The hidden cost of toolchain integration is governance overhead. Every interface between tools must be specified, validated, version-controlled, and maintained. As toolchains evolve—vendors release updates, teams adopt new capabilities, standards mature—integrations must evolve in lockstep. Organizations that underinvest in this sustaining engineering find their digital thread fraying within months of initial deployment. The toolchain is itself a system, and it demands systems engineering.

Takeaway

Your toolchain is a system of systems with its own architecture, interfaces, and evolution challenges. Treating integration as a one-time setup rather than a continuously engineered capability is the single most common failure mode in MBSE adoption.

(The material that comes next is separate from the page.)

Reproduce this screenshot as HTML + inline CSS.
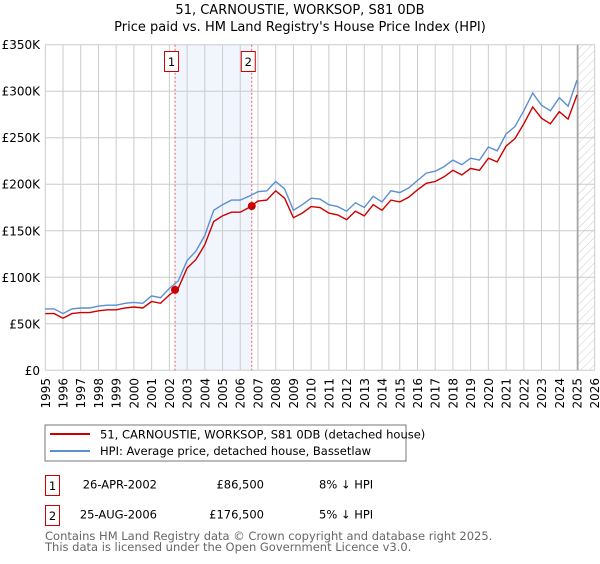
<!DOCTYPE html>
<html><head><meta charset="utf-8"><style>
body{margin:0;background:#fff;font-family:"DejaVu Sans","Liberation Sans",sans-serif;}
svg text{font-family:"DejaVu Sans","Liberation Sans",sans-serif;}
</style></head><body>
<svg id="chart" width="600" height="560" xmlns="http://www.w3.org/2000/svg">
<defs><pattern id="hatch" width="6" height="6" patternUnits="userSpaceOnUse" patternTransform="rotate(45)"><line x1="0" y1="0" x2="0" y2="6" stroke="#ccc" stroke-width="1"/></pattern></defs>
<text x="300" y="14" text-anchor="middle" font-size="13">51, CARNOUSTIE, WORKSOP, S81 0DB</text>
<text x="300" y="31" text-anchor="middle" font-size="13">Price paid vs. HM Land Registry's House Price Index (HPI)</text>
<g id="grid"></g><g id="marks"></g><g id="axes"></g>
<rect x="45" y="425" width="361" height="36" fill="#fff" stroke="#777"/>
<line x1="50" y1="434" x2="90" y2="434" stroke="#cc0000" stroke-width="2"/>
<text x="100" y="438.5" font-size="11.5">51, CARNOUSTIE, WORKSOP, S81 0DB (detached house)</text>
<line x1="50" y1="451" x2="90" y2="451" stroke="#5b8fd1" stroke-width="2"/>
<text x="100" y="455" font-size="11.5">HPI: Average price, detached house, Bassetlaw</text>
<rect x="45.5" y="475.5" width="14" height="20" fill="#fff" stroke="#cc0000"/>
<text x="52.5" y="490" text-anchor="middle" font-size="11.5">1</text>
<text x="157" y="488.5" text-anchor="end" font-size="11.5">26-APR-2002</text>
<text x="264" y="488.5" text-anchor="end" font-size="11.5">£86,500</text>
<text x="319" y="488.5" font-size="11.5">8% ↓ HPI</text>
<rect x="45.5" y="505.5" width="14" height="20" fill="#fff" stroke="#cc0000"/>
<text x="52.5" y="520" text-anchor="middle" font-size="11.5">2</text>
<text x="157" y="518.5" text-anchor="end" font-size="11.5">25-AUG-2006</text>
<text x="264" y="518.5" text-anchor="end" font-size="11.5">£176,500</text>
<text x="319" y="518.5" font-size="11.5">5% ↓ HPI</text>
<text x="45" y="540" font-size="11.5" fill="#666">Contains HM Land Registry data © Crown copyright and database right 2025.</text>
<text x="45" y="551" font-size="11.5" fill="#666">This data is licensed under the Open Government Licence v3.0.</text>
</svg>
<script>
const years=[];for(let y=1995;y<=2026;y++)years.push(y);
const yTicks=[0,50,100,150,200,250,300,350];
const yTickLabels=["£0","£50K","£100K","£150K","£200K","£250K","£300K","£350K"];
const hpiStart=1995, hpiStep=0.5;
const hpiValues=[66,66,61,66,67,67,69,70,70,72,73,72,80,78,88,96,118,128,145,172,178,183,183,187,192,193,203,195,172,178,185,184,178,176,171,180,175,187,181,193,191,196,204,212,214,219,226,221,228,226,240,236,254,262,279,298,285,279,293,284,312];
const priceValues=[61,61,56,61,62,62,64,65,65,67,68,67,74,72,81,88,110,119,135,160,166,170,170,175,182,183,193,185,164,169,176,175,169,167,162,171,166,178,172,183,181,186,194,201,203,208,215,210,217,215,228,224,241,249,265,283,271,265,278,270,296];
const saleDates=[2002.32,2006.65];
const salePrices=[86.5,176.5];
const saleLabels=["1","2"];
const dataEnd=2025.05;
const NS="http://www.w3.org/2000/svg";
const X0=45.3,X1=594.7,Y0=370.3,Y1=44.7;
const xs=y=>X0+(y-1995)/(2026-1995)*(X1-X0);
const ys=v=>Y0-v/350*(Y0-Y1);
function mk(t,a,p){const e=document.createElementNS(NS,t);for(const k in a)e.setAttribute(k,a[k]);p.appendChild(e);return e;}
const grid=document.getElementById('grid'),marks=document.getElementById('marks'),axes=document.getElementById('axes');
const shade=mk('rect',{x:xs(saleDates[0]),y:Y1,width:xs(saleDates[1])-xs(saleDates[0]),height:Y0-Y1,fill:'#eef3fc',opacity:0.8},grid);


years.forEach(y=>{const l=mk('line',{x1:xs(y),x2:xs(y),y1:Y1,y2:Y0,stroke:'#ccc'},grid);


const tx=xs(y)+4.5;
const t=mk('text',{x:tx,y:378,'text-anchor':'end','font-size':'12',transform:'rotate(-90 '+tx+' 378)'},axes);t.textContent=y;

});
yTicks.forEach((v,i)=>{const l=mk('line',{x1:X0,x2:X1,y1:ys(v),y2:ys(v),stroke:'#ccc'},grid);


const t=mk('text',{x:40,y:ys(v)+4.5,'text-anchor':'end','font-size':'12'},axes);t.textContent=yTickLabels[i];

});
const h=mk('rect',{x:xs(dataEnd),y:Y1,width:X1-xs(dataEnd),height:Y0-Y1,fill:'url(#hatch)'},grid);


const hl=mk('line',{x1:xs(dataEnd),x2:xs(dataEnd),y1:Y1,y2:Y0,stroke:'#999','stroke-width':1.2},grid);


saleDates.forEach((d,i)=>{const l=mk('line',{x1:xs(d),x2:xs(d),y1:Y1,y2:Y0,stroke:'#e06060','stroke-dasharray':'2,2'},grid);


const b=mk('rect',{x:xs(d)-7-3.5,y:51.5,width:14,height:20,fill:'#fff',stroke:'#cc0000'},grid);


const t=mk('text',{x:xs(d)-3.5,y:66,'text-anchor':'middle','font-size':'11.5'},grid);t.textContent=saleLabels[i];

});
function path(vals){return vals.map((v,i)=>(i?'L':'M')+xs(hpiStart+i*hpiStep).toFixed(1)+','+ys(v).toFixed(1)).join('');}
const hp=mk('path',{d:path(hpiValues),fill:'none',stroke:'#5b8fd1','stroke-width':1.4},marks);


const pp=mk('path',{d:path(priceValues),fill:'none',stroke:'#cc0000','stroke-width':1.4},marks);


saleDates.forEach((d,i)=>{const c=mk('circle',{cx:xs(d),cy:ys(salePrices[i]),r:4,fill:'#cc0000'},marks);

});
</script>
</body></html>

MBSE is not a methodology you install—it is an organizational capability you build. The transition from document-centric to model-centric practice reshapes workflows, demands new competencies, and requires sustained investment in both tooling infrastructure and human skill development. Organizations that approach it as a tool procurement exercise consistently underperform those that treat it as an engineering transformation.

The benefits are real and measurable: earlier detection of inconsistencies, automated impact analysis, improved communication across disciplines, and a foundation for digital twin and digital thread initiatives. But these benefits compound over time and accrue primarily to organizations that maintain modeling discipline, invest in consistency governance, and engineer their toolchain integrations with the same rigor they apply to their products.

The revolution is underway, but it is a long revolution. Success belongs to organizations that combine technical sophistication with organizational patience—understanding that the model-based future is built incrementally, one well-governed baseline at a time.